I am sure he puts on a good show. I still love him.
Growing up, we had gas stoves, and my mother often gave us stern warning about them; I wasn’t allowed to use one alone until nearly a teen, so to this day, I’m a little skittish around gas stoves.
The scent of peanut butter and jelly sandwiches brings back childhood to me. One of my fondest memories is coming home from school, making a sandwich since we were not allowed to use the stove–see paragraph above– and watching cartoons before settling down to homework.
I remember that your Mom had a healthy respect for fire, didn’t she? Mamaw’s house burned when the coal heater caught on fire. She lived so far out in the middle of nowhere that nobody could get to it before it was totally destroyed.
Peanut butter and jelly is still one of my faves. These days, I have it on toasted GF bread, and it is still just divine.
All of us did.

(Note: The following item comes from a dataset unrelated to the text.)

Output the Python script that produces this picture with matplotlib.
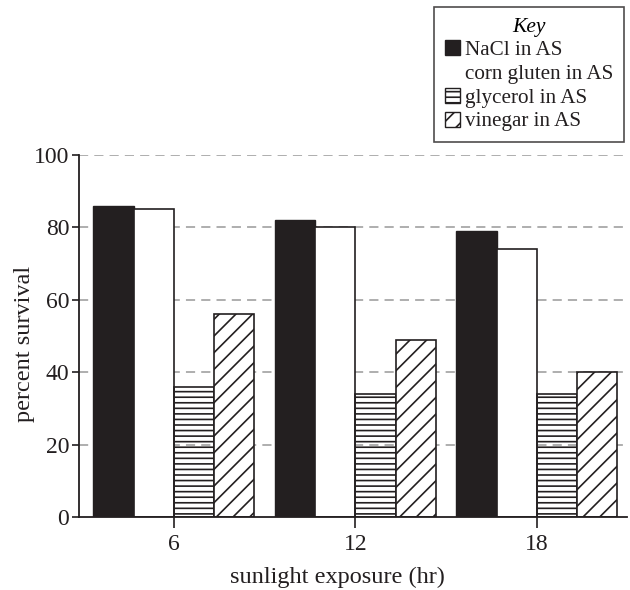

Two cousins perished in a fire due to playing with matches, so we took her admonitions to heart.
I know the smell, but I have always been a bit to wary of things exploding or going up in flames. And your description of your Mamaw’s house “burned to the ground”, doesn’t really do much to calm that fear.
But, just to make you happy, if you want some obnoxious sulfer water, I will bring you some back from Edisto the next time we are out there. You can have all you want because I detest the stuff.
Now, please get your head out of the oven. Besides, that position isn’t lady-like.
When have I ever been lady-like?
I have always thought of you as fine example of the modern lady. You just, shall we say, have your own style at it.
Well, there is nothing wrong with being unique, is there?
I am not sure what smell or smells take me down memory lane to home. The closest thing would probably have to be cigarette smoke since both my parents were chain smokers. When we lived in Duck Ditch we were on well water and man did that water stink to high heaven. I am so glad that we no longer have to smell that stench. Yuk….
A lot of smokers in my extended family, too. Or, recovered smokers.
The 1965 gas double oven range combo that my Mama had in our kitchen in Anderson gave off that same scent. However, I didn’t like it at all. But that stove worked well all the way up until she sold the house in 2006 and moved to her apartment at the retirement community.
It was the first stove on which I cooked or baked. I do like gas stoves and ovens, but they do heat up the kitchen!
Yeah. We grill a lot this time of year for that reason. It does heat up the whole house. In winter, with our cold house, it rocks, though.
Yes, grilling this time of year is the best. We’ve gotta dig our grill out from our neighbor’s pile of junk that is on top of the grill in our common storage space. One of the things I cilantro about condo living and sharing common storage space: I can’t control my neighbor’s storage habits.
I have to say that our cheapo charcoal tabletop model works like a dream. MTM just throws it under the house in the off-season.
In the past, we kept the grill up here on the deck. We must have gas b/c of condo regs. It got put under the house last year when we moved in, and never got pulled back out…we’ve been grillless all year.
Well, the Slathered swordfish we did a few days ago on the grill was to die for. Swordfish steak, salt, pepper, slather original marinade. That was it.